◆ **Task goal**: Skip all pictures. Write out the data below from its first line through the line that contains "199, 213, 201]".
** begin **
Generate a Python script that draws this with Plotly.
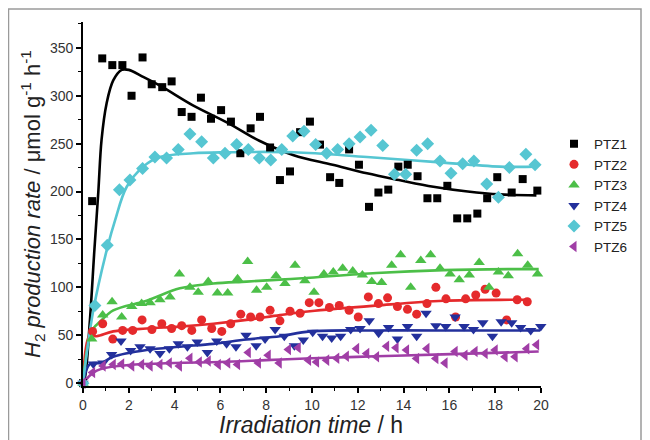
import plotly.graph_objects as go

# ---------------- data ----------------
ptz1_x = [0, 0.4, 0.84, 1.28, 1.72, 2.12, 2.6, 3.0, 3.46, 3.87, 4.31, 4.74, 5.15, 5.59, 6.03, 6.46,
          6.87, 7.32, 7.73, 8.17, 8.6, 9.04, 9.48, 9.91, 10.35, 10.79, 11.19, 11.62, 12.05, 12.49,
          12.9, 13.33, 13.77, 14.18, 14.61, 15.04, 15.47, 15.91, 16.34, 16.78, 17.22, 17.65, 18.09,
          18.72, 19.2, 19.84]
ptz1_y = [0, 190, 339, 332, 332, 300, 340, 312, 309, 315, 283, 278, 298, 276, 285, 273,
          240, 266, 278, 246, 212, 221, 262, 273, 249, 215, 209, 244, 228, 184,
          199, 202, 226, 228, 216, 193, 193, 206, 172, 172, 177, 193, 215,
          199, 213, 201]

ptz2_x = [0, 0.42, 0.86, 1.3, 1.73, 2.17, 2.58, 3.01, 3.44, 3.87, 4.31, 4.75, 5.18, 5.62, 6.06,
          6.45, 6.89, 7.32, 7.73, 8.17, 8.6, 9.04, 9.48, 9.88, 10.3, 10.76, 11.19, 11.62, 12.02,
          12.46, 12.9, 13.3, 13.73, 14.17, 14.57, 15.02, 15.41, 15.85, 16.27, 16.71, 17.15, 17.56,
          18.04, 18.5, 18.96, 19.4]
ptz2_y = [0, 54, 62, 46, 55, 55, 66, 56, 62, 57, 60, 55, 66, 57, 54,
          62, 72, 69, 69, 76, 65, 75, 73, 84, 84, 79, 81, 76, 69,
          90, 83, 89, 80, 77, 72, 83, 100, 88, 69, 88, 92, 98,
          94, 66, 87, 85]

ptz3_x = [0, 0.38, 0.86, 1.27, 1.69, 2.13, 2.56, 2.93, 3.36, 3.8, 4.21, 4.67, 5.03, 5.47, 5.87,
          6.32, 6.75, 7.19, 7.58, 8.02, 8.43, 8.82, 9.26, 9.69, 10.09, 10.52, 10.93, 11.34, 11.78,
          12.2, 12.61, 13.04, 13.48, 13.87, 14.31, 14.75, 15.18, 15.59, 16.03, 16.43, 16.87, 17.3,
          17.73, 18.14, 18.57, 18.98, 19.42, 19.85]
ptz3_y = [0, 46, 71, 85, 69, 80, 83, 84, 87, 90, 114, 100, 95, 106, 94,
          94, 109, 127, 97, 100, 112, 104, 123, 107, 95, 114, 116, 120, 117,
          113, 106, 105, 123, 134, 100, 128, 134, 120, 114, 108, 113, 126,
          100, 116, 112, 135, 123, 114]

ptz4_x = [0, 0.45, 0.87, 1.25, 1.66, 2.08, 2.49, 2.93, 3.36, 3.77, 4.16, 4.56, 4.99, 5.43, 5.84,
          6.27, 6.68, 7.12, 7.56, 7.95, 8.39, 8.79, 9.23, 9.62, 10.03, 10.46, 10.86, 11.25, 11.69,
          12.1, 12.5, 12.91, 13.34, 13.73, 14.17, 14.57, 14.98, 15.41, 15.84, 16.25, 16.64, 17.05,
          17.46, 17.88, 18.26, 18.72, 19.11, 19.55, 19.99]
ptz4_y = [0, 20, 21, 30, 44, 34, 38, 36, 31, 36, 41, 38, 43, 32, 44,
          41, 38, 50, 39, 46, 56, 49, 39, 45, 53, 49, 47, 49, 56,
          57, 65, 52, 58, 46, 59, 49, 73, 60, 59, 69, 59, 56,
          63, 49, 64, 63, 58, 55, 59]

ptz5_x = [0, 0.52, 1.06, 1.59, 2.05, 2.6, 3.14, 3.65, 4.16, 4.67, 5.18, 5.69, 6.2, 6.71, 7.22,
          7.7, 8.2, 8.68, 9.16, 9.65, 10.16, 10.64, 11.12, 11.62, 12.1, 12.58, 13.09, 13.6, 14.09,
          14.57, 15.05, 15.59, 16.07, 16.58, 17.07, 17.63, 18.14, 18.62, 19.34, 19.74]
ptz5_y = [0, 81, 144, 202, 212, 224, 236, 235, 244, 260, 252, 235, 240, 249, 244,
          235, 233, 244, 258, 263, 249, 240, 244, 250, 257, 264, 248, 218, 218,
          243, 250, 232, 219, 229, 232, 208, 194, 225, 239, 228]

ptz6_x = [0, 0.42, 0.88, 1.32, 1.69, 2.13, 2.56, 2.93, 3.36, 3.77, 4.21, 4.67, 5.08, 5.47, 5.91,
          6.32, 6.75, 7.22, 7.66, 8.09, 8.57, 8.97, 9.4, 9.85, 10.2, 10.64, 11.08, 11.5, 11.95,
          12.39, 12.82, 13.26, 13.67, 14.13, 14.57, 15.02, 15.41, 15.81, 16.25, 16.68, 17.12,
          17.56, 18.0, 18.43, 18.87, 19.38, 19.81]
ptz6_y = [0, 11, 18, 19.5, 20, 18, 19.5, 18, 19.5, 21, 18, 26, 22, 23, 19.5,
          21, 19.5, 32, 21, 29, 21, 35, 37, 24, 22, 24, 26, 28, 36,
          31, 27.5, 38.6, 37, 34.5, 25.7, 36, 25.7, 21, 33, 29, 33,
          31, 34.5, 27.5, 27.5, 36, 40]

# fitted curves
fit1_x = [0, 0.1, 0.3, 0.5, 0.67, 0.81, 1.03, 1.32, 1.69, 2.0, 2.6, 3.4, 4.8, 6.3, 7.7, 9.2,
          10.9, 12.4, 13.8, 15.3, 16.8, 18.2, 19.8]
fit1_y = [0, 8, 65, 140, 200, 254, 292, 316, 327, 327, 320, 310, 290, 272, 253, 238,
          228, 219, 212, 205, 200, 197, 196]
fit2_x = [0, 0.3, 0.6, 1.32, 2.78, 4.23, 5.69, 7.14, 8.6, 9.91, 12.82, 15.74, 18.65, 19.5]
fit2_y = [0, 50, 49, 54, 57, 59, 62, 66, 71, 75, 81, 86, 87, 87]
fit3_x = [0, 0.2, 0.45, 0.74, 1.32, 2.78, 4.23, 5.69, 7.14, 8.6, 9.91, 12.82, 15.74, 18.65, 19.9]
fit3_y = [0, 38, 57, 64, 76, 86, 99, 104, 106, 108, 110, 115, 118, 119, 119]
fit4_x = [0, 0.3, 0.8, 1.32, 2.78, 4.23, 5.69, 7.14, 8.6, 9.91, 12.82, 15.74, 19.96]
fit4_y = [0, 20, 21, 27.5, 34.5, 38, 41, 45.5, 49, 54, 55, 55, 55]
fit5_x = [0, 0.45, 1.08, 1.4, 1.91, 2.63, 3.36, 4.82, 6.27, 9.2, 12.4, 15.3, 18.2, 19.8]
fit5_y = [0, 76, 143, 170, 205, 226, 236, 240, 241, 241, 236, 231, 226, 226]
fit6_x = [0, 0.3, 0.6, 1.0, 2.0, 4.0, 6.0, 8.0, 10.0, 12.8, 15.7, 19.9]
fit6_y = [0, 8, 13, 16, 19, 21, 22, 24, 26, 28, 30, 33]

names = ["PTZ1", "PTZ2", "PTZ3", "PTZ4", "PTZ5", "PTZ6"]
x_ticks = [0, 2, 4, 6, 8, 10, 12, 14, 16, 18, 20]
y_ticks = [0, 50, 100, 150, 200, 250, 300, 350]

# ---------------- styles ----------------
colors = ["#000000", "#e52a2c", "#4cbf48", "#23309c", "#56c6d2", "#a03ea6"]
symbols = ["square", "circle", "triangle-up", "triangle-down", "diamond", "triangle-left"]
sizes = [8, 9, 10, 10, 10, 10]

pts = [(ptz1_x, ptz1_y), (ptz2_x, ptz2_y), (ptz3_x, ptz3_y),
       (ptz4_x, ptz4_y), (ptz5_x, ptz5_y), (ptz6_x, ptz6_y)]
fits = [(fit1_x, fit1_y), (fit2_x, fit2_y), (fit3_x, fit3_y),
        (fit4_x, fit4_y), (fit5_x, fit5_y), (fit6_x, fit6_y)]

fig = go.Figure()
for (fx, fy), c in zip(fits, colors):
    fig.add_trace(go.Scatter(x=fx, y=fy, mode="lines", line=dict(color=c, width=2.6, shape="spline"),
                             showlegend=False, hoverinfo="skip", cliponaxis=False))
for (px, py), c, s, sz, n in zip(pts, colors, symbols, sizes, names):
    fig.add_trace(go.Scatter(x=px, y=py, mode="markers", name=n,
                             marker=dict(color=c, symbol=s, size=sz, line=dict(width=0)),
                             cliponaxis=False))

W, H = 650, 440
OFF = 8  # page offset of the figure inside the window
# plot area in window pixels: x 83..541, y 22..386
L = 83 - OFF
R = W - (541 - OFF)
T = 22 - OFF
B = H - (386 - OFF)
pw, ph = W - L - R, H - T - B

def sx(p):  # window px -> paper x
    return (p - OFF - L) / pw

def sy(p):  # window px -> paper y
    return (H - B - (p - OFF)) / ph

tickfont = dict(family="Liberation Sans, Arial, sans-serif", size=14, color="#333333")

fig.update_layout(
    width=W, height=H,
    margin=dict(l=L, r=R, t=T, b=B, autoexpand=False),
    paper_bgcolor="white", plot_bgcolor="white",
    font=dict(family="Liberation Sans, Arial, sans-serif"),
    xaxis=dict(range=[0, 20], tickvals=x_ticks, ticks="outside", ticklen=5, tickwidth=1.5,
               tickcolor="black", showline=True, linecolor="black", linewidth=1.8,
               showgrid=False, zeroline=False, tickfont=tickfont,
               minor=dict(dtick=1, tick0=0, ticks="outside", ticklen=3, tickwidth=1.2,
                          tickcolor="black", showgrid=False)),
    yaxis=dict(range=[-3, 377], tickvals=y_ticks, ticks="outside", ticklen=5, tickwidth=1.5,
               tickcolor="black", showline=True, linecolor="black", linewidth=1.8,
               showgrid=False, zeroline=False, tickfont=tickfont,
               minor=dict(dtick=25, tick0=0, ticks="outside", ticklen=3, tickwidth=1.2,
                          tickcolor="black", showgrid=False)),
    legend=dict(x=sx(554), y=sy(128.5), xanchor="left", yanchor="top",
                font=dict(family="Liberation Sans, Arial, sans-serif", size=13.5, color="#222222"),
                bgcolor="rgba(0,0,0,0)", itemwidth=30, tracegroupgap=0),
    showlegend=True,
)

fig.add_annotation(text="<i>Irradiation time</i> / h", xref="paper", yref="paper",
                   x=sx(311), y=sy(425), showarrow=False,
                   font=dict(size=23, color="#222222"), xanchor="center", yanchor="middle")
fig.add_annotation(text="<i>H</i><sub>2</sub><i> production rate</i> / \u03bcmol g<sup>-1</sup> h<sup>-1</sup>",
                   xref="paper", yref="paper", x=sx(32), y=sy(204),
                   textangle=-90, showarrow=False, font=dict(size=22, color="#222222"),
                   xanchor="center", yanchor="middle")

# outer grey frame of the picture
fig.add_shape(type="rect", xref="paper", yref="paper",
              x0=sx(8.5), x1=sx(641), y0=sy(460), y1=sy(9),
              line=dict(color="#9a9a9a", width=1.5), fillcolor="rgba(0,0,0,0)", layer="below")

fig.write_html("out.html")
** end **
◆ **Full solution**:
Generate a Python script that draws this with Plotly.
import plotly.graph_objects as go

# ---------------- data ----------------
ptz1_x = [0, 0.4, 0.84, 1.28, 1.72, 2.12, 2.6, 3.0, 3.46, 3.87, 4.31, 4.74, 5.15, 5.59, 6.03, 6.46,
          6.87, 7.32, 7.73, 8.17, 8.6, 9.04, 9.48, 9.91, 10.35, 10.79, 11.19, 11.62, 12.05, 12.49,
          12.9, 13.33, 13.77, 14.18, 14.61, 15.04, 15.47, 15.91, 16.34, 16.78, 17.22, 17.65, 18.09,
          18.72, 19.2, 19.84]
ptz1_y = [0, 190, 339, 332, 332, 300, 340, 312, 309, 315, 283, 278, 298, 276, 285, 273,
          240, 266, 278, 246, 212, 221, 262, 273, 249, 215, 209, 244, 228, 184,
          199, 202, 226, 228, 216, 193, 193, 206, 172, 172, 177, 193, 215,
          199, 213, 201]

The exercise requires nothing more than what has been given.